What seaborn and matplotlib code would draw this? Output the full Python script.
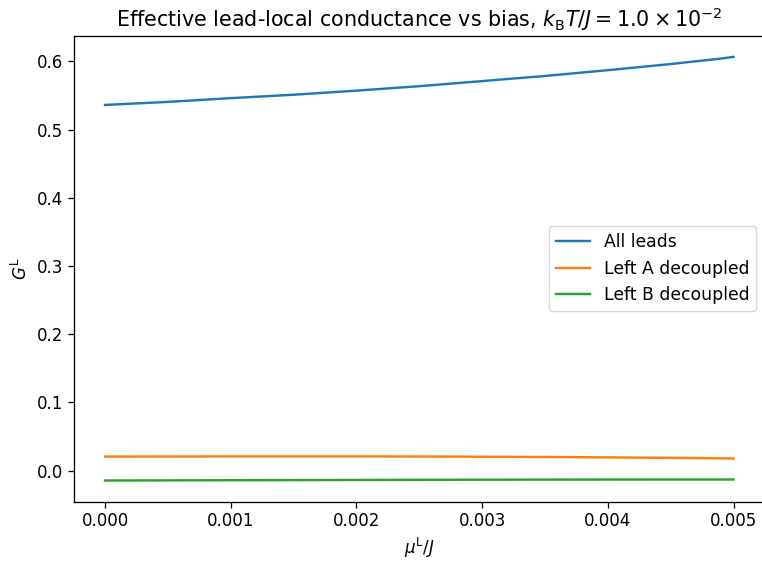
import matplotlib
matplotlib.use("Agg")
import matplotlib.pyplot as plt
import seaborn as sns
import pandas as pd

bias = [0.0, 0.0005, 0.001, 0.0015, 0.002, 0.0025, 0.003, 0.0035, 0.004, 0.0045, 0.0049, 0.005]
g_all = [0.536, 0.5405, 0.546, 0.551, 0.557, 0.5635, 0.571, 0.5785, 0.587, 0.596, 0.604, 0.6065]
g_left_a = [0.0205, 0.0206, 0.0207, 0.0207, 0.0207, 0.0206, 0.0203, 0.0199, 0.0193, 0.0186, 0.0179, 0.0177]
g_left_b = [-0.0146, -0.0144, -0.0142, -0.0140, -0.0138, -0.0136, -0.0134, -0.0133, -0.0132, -0.0131, -0.0131, -0.0131]
labels = ["All leads", "Left A decoupled", "Left B decoupled"]

df = pd.concat([
    pd.DataFrame({"bias": bias, "G": g, "series": lab})
    for g, lab in zip([g_all, g_left_a, g_left_b], labels)
])

s = 1.16
plt.rcParams.update({
    "font.size": 12,
    "xtick.labelsize": 12,
    "ytick.labelsize": 12,
    "axes.labelsize": 12,
    "legend.fontsize": 12.4,
    "xtick.major.size": 3.5 * s,
    "ytick.major.size": 3.5 * s,
    "xtick.major.width": 0.8 * s,
    "ytick.major.width": 0.8 * s,
    "axes.linewidth": 0.8 * s,
})

fig = plt.figure(figsize=(7.62, 5.63), dpi=100)
ax = fig.add_axes([0.0966, 0.1089, 1.0039 - 0.0966, 0.9366 - 0.1089])
sns.lineplot(data=df, x="bias", y="G", hue="series", hue_order=labels,
             palette=["#1f77b4", "#ff7f0e", "#2ca02c"], linewidth=1.5 * s, ax=ax)
ax.set_xlabel(r"$\mu^{\mathrm{L}}/J$")
ax.set_ylabel(r"$G^{\mathrm{L}}$")
title = ax.set_title(r"Effective lead-local conductance vs bias, $k_{\mathrm{B}}T/J = 1.0 \times 10^{-2}$",
                     fontsize=14.0)
ax.set_xticks([0, 0.001, 0.002, 0.003, 0.004, 0.005])
ax.set_xticklabels(["0.000", "0.001", "0.002", "0.003", "0.004", "0.005"])
ax.set_yticks([0.0, 0.1, 0.2, 0.3, 0.4, 0.5, 0.6])
ax.legend(title=None, loc="center right")

# fit the title to span the same pixel width as the reference (about x=114..723)
fig.canvas.draw()
bb = title.get_window_extent()
title.set_fontsize(14.0 * 609.0 / bb.width)

fig.savefig("out.png", dpi=100)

───

Problem to solve:
Each line from the top of the material through the line containing "import pandas as pd" should be reproduced exactly; please drop any images.

Result for this task:
What seaborn and matplotlib code would draw this? Output the full Python script.
import matplotlib
matplotlib.use("Agg")
import matplotlib.pyplot as plt
import seaborn as sns
import pandas as pd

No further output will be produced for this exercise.